Retained earnings may not be enough to get capital levels up to snuff, and big investors have been wary of damaged community banks in recent months, industry observers say.

"Since the second quarter, investor appetite for a private equity investment in banks has reduced substantially" mostly because of the economy outlook, says Joseph Thomas, a managing director at Hovde Private Equity Advisors. "Investors' returns to date have been pretty negative if you look on all common equity trades, so it's really hard to get something like that done."

In addition to almost $9 million in negative shareholder equity at Sept. 30, First Mariner also has $52 million in junior subordinated debt outstanding. The company's return to profitability has largely come from mortgage volume, particularly from refinancing, raising concerns about its ability to stay profitable over the long term.

Improving from refinancing activity "won't last forever and it won't solve the problem," Thomas says. "It will just put a Band-Aid on the problem."

Banks with successful mortgage businesses, such as EverBank Financial (EVER) in Jacksonville, Fla., have been aggressively looking to tap into new home purchases and specialty finance to compensate for an expected end to the refi boom.

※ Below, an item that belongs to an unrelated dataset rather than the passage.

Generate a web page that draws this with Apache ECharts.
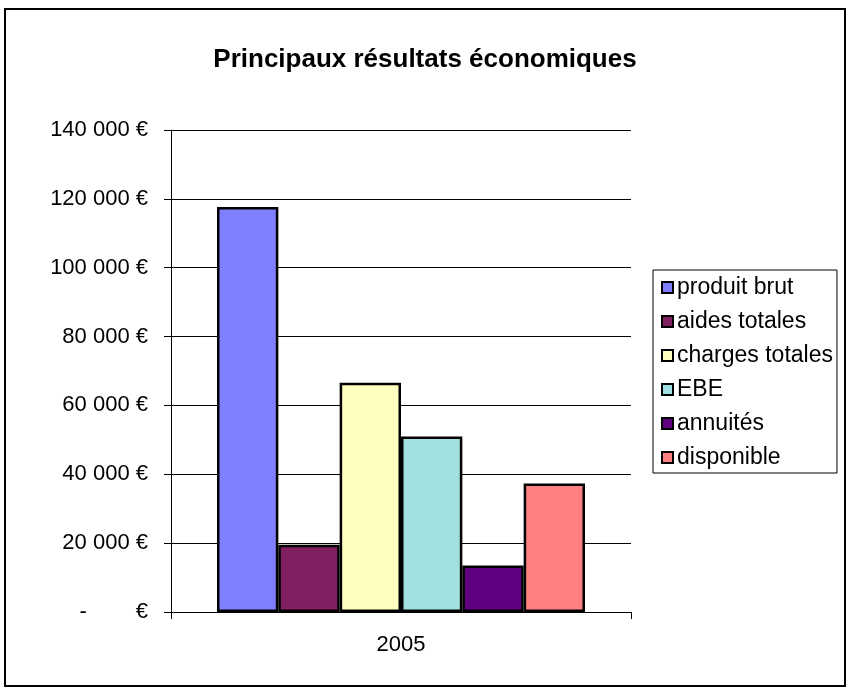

But First Mariner lacks the capital necessary to make those types of investments.

"I'm not convinced the regulators will allow you to be totally dependent on [mortgages] in long run," says Tom Lykos, a managing director at Commerce Street Capital. A key issue for regulators could involve First Mariner's ability to keep servicing debt at the holding company level, he says.

A handful of banks have run into similar problems, where the parent held more debt than equity, yet remained in a position to sell its bank. In some cases, the bank can restructure its debt through creditor approval or force it through bankruptcy if it is unable get the approvals needed.

Big Sandy Holding in Limon, Colo., and Premier Bank Holding in Tallahassee, Fla., recently filed for Chapter 11 bankruptcy protection in efforts to sell banks without securing debtholders' approval. The seller does not have to take on the debt at the holding company, paying solely on the value of the bank.

Bankruptcy is a viable option, "if a bank is being required to raise more capital and the debt structure in place can't be recapitalized very easily," says Brennan Ryan, a partner at Nelson Mullins who has worked on such deals.

First Mariner is under a time crunch to raise capital. The company and its bank have been operating under cease-and-desist orders. "I don't think the regulators will give them enough time to earn their way to being well capitalized at the holding company level regardless of what's going on at the bank," Ely says.

Still, bankruptcy is difficult and typically is viewed as a last-case scenario, Ryan says. "It's not an easy decision and it's something that takes a lot of time and a lot of thought," he says. "It's usually only used when the company has exhausted every other effort."